Editorial for TSOC '15 Contest 2 #5 - Bebiliths


Remember to use this editorial only when stuck, and not to copy-paste code from it. Please be respectful to the problem author and editorialist.

Submitting an official solution before solving the problem yourself is a bannable offence.

Author: bobhob314

In the problem, you are given a list of "triples". The main goal for the problem, to sort the triples or the "bebiliths" based on certain conditions. We can store bebiliths as objects, this will make it easier for us to sort them.

struct spider{
    int speed, venom, claw, ID;
    bool operator<(const spider &other)const{
        if(speed == other.speed){
            if(speed >= uniform_speed){
                if(claw == other.claw)
                return ID > other.ID;
                return claw < other.claw;
            }else{
                if(venom == other.venom)
                return ID > other.ID;
                return venom < other.venom;
            }
        }
        return speed < other.speed;
    }
};

In the code above, we took every possible option into consideration.
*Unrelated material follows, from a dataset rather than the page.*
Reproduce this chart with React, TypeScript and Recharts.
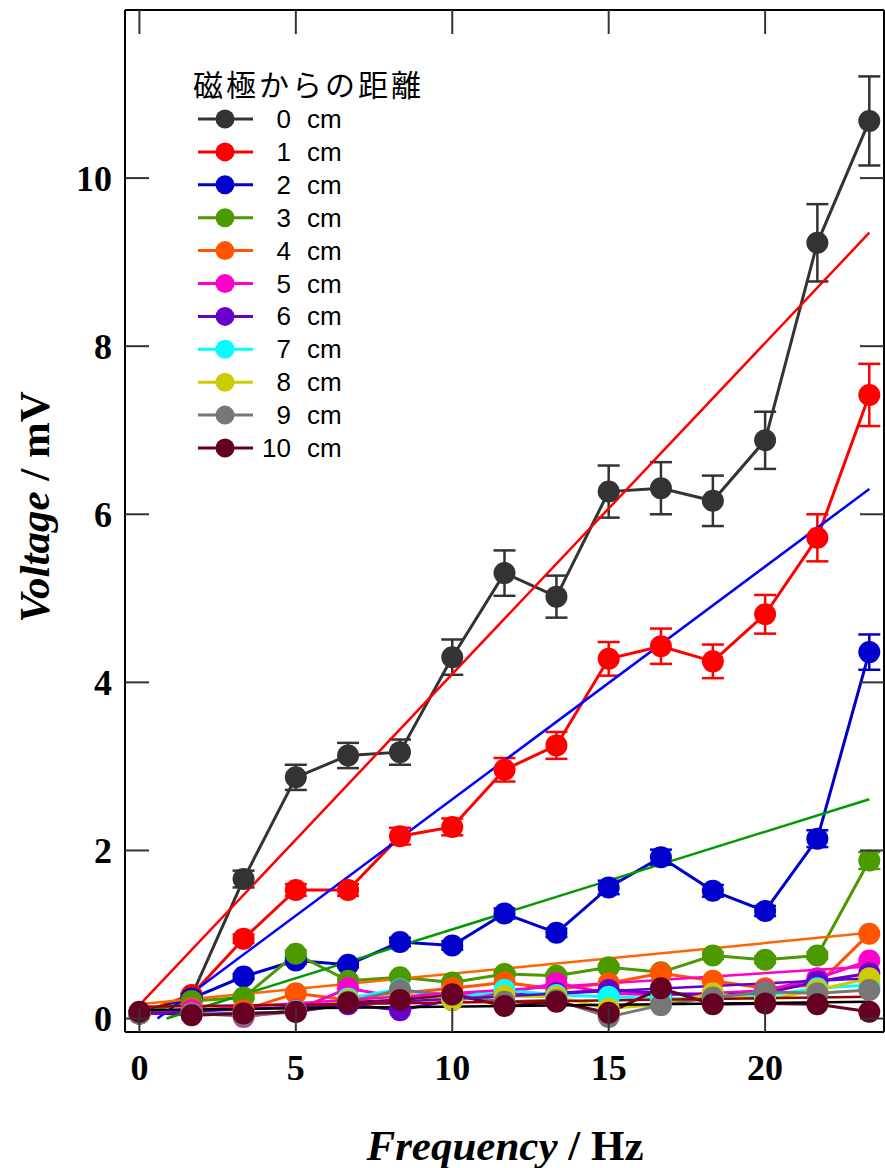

This operator overload method will help us sort the bebiliths.

std::sort(enemies, enemies + n);
std::reverse(enemies, enemies + n);

We sort and reverse the bebiliths because sorting results in smallest to biggest order, and to make things easier, we just reverse it.

scanf("%d", &q);
for(int i = 0; i < q; i++){
    scanf("%d", &pos);
    printf("%d\n", enemies[pos - 1].ID + 1);
}

Here's the output code, we're scanning for the position of a bebilith in the sorted list, and outputting its original ID. Or the number of bebiliths that were inputted before him + 1.

Solving the problem is left as an exercise to the reader!


Comments


  • 3
    OneYearOld  commented on Nov. 26, 2020, 8:22 p.m.

    This is a minor concern but by reversing the signs in the operator<, we don't need to call std::reverse.

    Time Complexity: O(NlogN + Q)